Abschiebungen in „geordneter Weise“

Die Bundesregierung und Vietnam unterzeichneten gestern ein „Rückübernahmeabkommen“ / Damit ist der Weg frei für die Abschiebung von 40.000 Menschen  ■ Aus Berlin von Vera Gaserow

Ein feierlicher Schriftzug auf weißem Papier und vom Bundesinnenminister sieht man nur noch einen blauen Anzug und ein strahlendes Gesicht. Manfred Kanther hat es geschafft: der Deal ist perfekt. Nach einjährigem, beidseitigem Poker haben die Bundesregierung und die Regierung Vietnams ein „Abkommen über die Rückübernahme von vietnamesischen Staatsbürgern“ ausgehandelt. Bis zum Jahr 2000, so sieht die gestern in Berlin unterzeichnete Vereinbarung vor, sollen 40.000 Vietnamesen abgeschoben werden.

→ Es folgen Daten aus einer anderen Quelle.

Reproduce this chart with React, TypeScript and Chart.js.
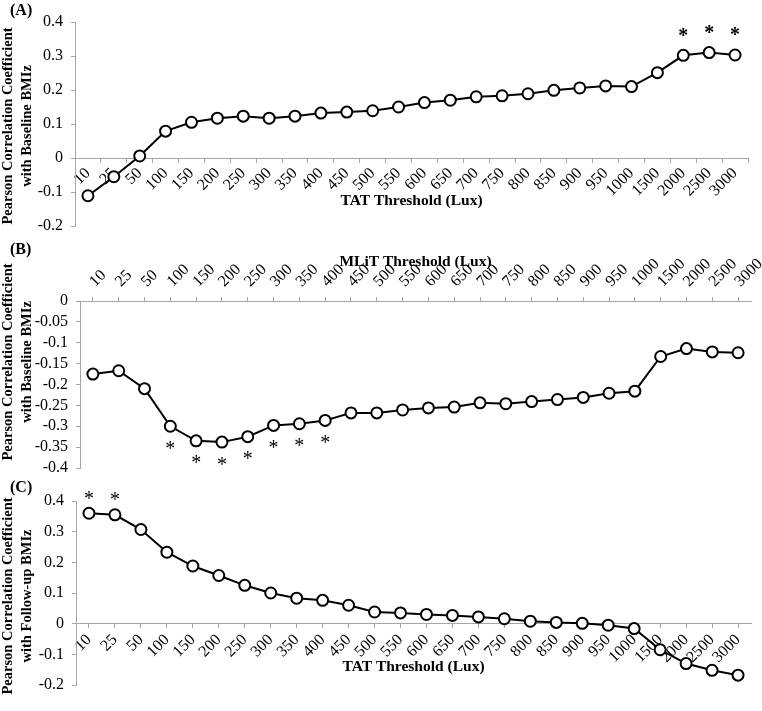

Nicht Bestandteil dieses, sondern anderer Verträge: Als Gegenleistung für die bisher verweigerte Aufnahme der eigenen Landsleute erhält Vietnam für die Jahre 1995 und 96 jeweils 100 Millionen Mark Entwicklungshilfe aus Deutschland. Umgerechnet auf die vereinbarte Zahl 40.000 zahlt die Bundesregierung damit für jeden zurückzuschickenden Vietnamesen, eine Prämie von 5.000 Mark. „Ein unzulässiger Zusammenhang“, protestierte Bundesinnenminister gestern vor Journalisten, „dieses Abkommen hat mit Entwicklungshilfe nichts zu tun“, beteuerte Kanther und grinste zugleich vielsagend in die Fernsehkameras. Sein Vertragspartner, der stellvertretende vietnamesische Außenminister Nguyen Dy Nien, schwieg. Rund 100.000 Vietnamesen sind derzeit in Deutschland gemeldet. Von dem Abkommen sind all die betroffen, die keinen gültigen Aufenthaltstitel haben. Dazu gehören rund 20.000 abgelehnte Asylbewerber und alle Vietnamesen, die hier straffällig geworden sind. Straftäter sollen – egal welchen Delikts sie sich schuldig gemacht haben – an oberster Stelle in der Abschiebe-Rangfolge stehen. Mit ihrer „Rückführung“ will die Bundesregierung möglichst sofort beginnen, noch bevor das Abkommen in zwei Monaten offiziell in Kraft tritt.

Von Abschiebung bedroht sind jedoch auch viele ehemalige DDR- Vertragsarbeiter. Für sie wurde zwar im letzten Jahr auf Druck der ostdeutschen Bundesländer eine Bleiberechtsregelung in Kraft gesetzt. Danach bekamen all die, die zu einem bestimmten Stichtag eine Arbeit nachweisen konnten und nicht straffällig geworden waren, eine befristete Aufenthaltsbefugnis. Nur diese Gruppe der ehemaligen Vertragsarbeiter, sie wird auf 13.000 Personen geschätzt, ist damit vorerst vor einer Abschiebung geschützt. Wer zum Stichtag keine Arbeit hatte oder etwa durch den Handel mit unverzollten Zigaretten in der Zwischenzeit straffällig geworden ist, hat keinen gültigen Aufenthaltstitel und gehört damit zum Kreis der 40.000, die – gestaffelt nach jährlichen Quoten – bis zum Jahr 2000 „zurückgeführt“ werden.

Die Kosten für ihre „Rückführung“ trägt die Bundesrepublik. Sie soll, so Artikel 1 des Abkommens, „in geordneter Weise, unter Beachtung der Sicherheit und Menschenwürde“ durchgeführt werden. Zur Vorbereitung dieser Abschiebungsmaßnahmen soll demnächst eine Expertengruppe aus „erfahrenen Beamten“ nach Vietnam reisen und dabei gleichzeitig mit vietnamesischen Sicherheitskräften eine polizeiliche Zusammenarbeit zur Bekämpfung der organisierten Kriminalität aufbauen.

Vietnam hat zugesichert, die Rückkehrer nicht wegen unerlaubter Ausreise oder unerlaubten Aufenthalts im Ausland strafrechtlich zu verfolgen. Diese Zusage ist jedoch nicht Bestandteil des Abkommens sondern nur in einem „begleitenden Briefwechsel“ festgehalten.